Not another conference...
Jenny Hunt proposes a radical change of approach - the Skills for Life Show.
After reading Carol Taylor's article on conferences (reflect Issue 4) I began to wonder if it was time to think 'outside the box' about what sort of event should be organised for people who are interested in Skills for Life. If we want people to learn, take action and make things happen as a result of what they experience by attending a conference, and given that people want to network, hear from experts, see examples of good practice, and look at and try out new resources, why don't we have a series of national Skills for Life shows? Something along the lines of the BETT Show which attracts thousands of people every year.
Engaged and involved
The challenge, bearing in mind that facts don't influence and change behaviour but emotion does, is to deliver something that is atypical and to invest in an experience which keeps people engaged, interested and involved. It's common for conferences to use exactly the same formats year after year and throughout the day i.e. plenaries, workshops and panel sessions. So something which is more interactive and a real experience may be what is called for.
The new Skills for Life Show could be an exciting, eclectic mixture of workshops, expert seminars, practitioner demonstrations, e-learning hands-on sessions, a networking area, message boards, resource displays, model lesson demonstrations, poster sessions, videos, 99-second presentations, surgeries and learner testimonials. Such a range of attractions, formats and styles would ensure that everyone could get what they wanted from the event.
And why would this work? One reason is because what people remember about a good experience is that it was fun, they learned something new and they felt inspired. Another is because of the way adults find out about things. Evidence shows that most people remember and learn from an activity in which they were actively involved. How many people remember much about a presentation five minutes after it has finished?
Diversity and learning styles
The Skills for Life Show would reflect the diversity of needs that conference-goers have (which Carol identified) and would also address differentiation in relation to how people benefit from and receive information.

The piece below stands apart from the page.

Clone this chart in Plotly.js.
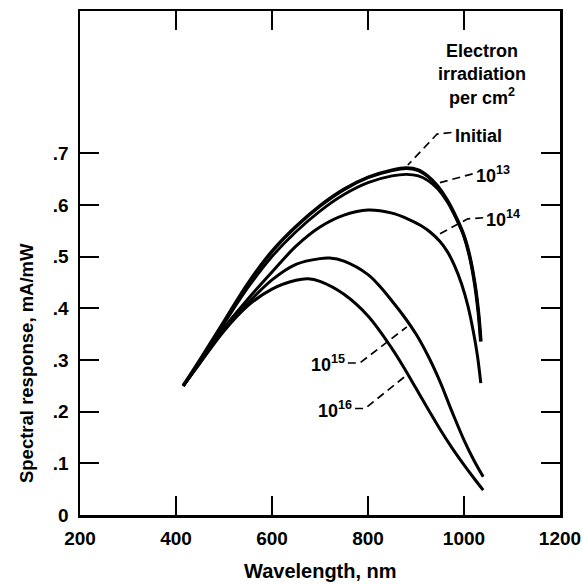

It would support different learning styles. We know that individuals differ in their ability to learn, depending on how it is conveyed. Some people are visual learners, others auditory and others kinaesthetic. So, for learning to occur, a successful event would have to use a variety of media and formats. The visual learners could pick up handouts to read before they attended seminars, and look at visual displays, videos and flipcharts. The auditory learners could attend lectures, workshops and testimonials, take part in discussions and talk things through. The kinaesthetic learners could get involved in practical hands-on sessions.
Speakers and experts
This new model Skills for Life Show would also call for a fresh approach to what was expected of keynote speakers and experts. They would have new demands made on them because, in order to be flexible and cater for a range of delegate choices, they would have to agree to prepare a transcript of their presentation, to be videoed so people could look at it later, and even perhaps to be prepared to join in discussions or sit on a panel of experts to answer questions from the field. Also, we might (dare I say it?) ask them to change the way they present, moving away from the standard PowerPoint to something which is more interactive and that integrates the audience in the discussion.
This new 'market-place' approach would need a lot of coordination, hard work and imagination. But wouldn't it be fun, and wouldn't it give Skills for Life a cutting-edge profile, not only in this country but worldwide?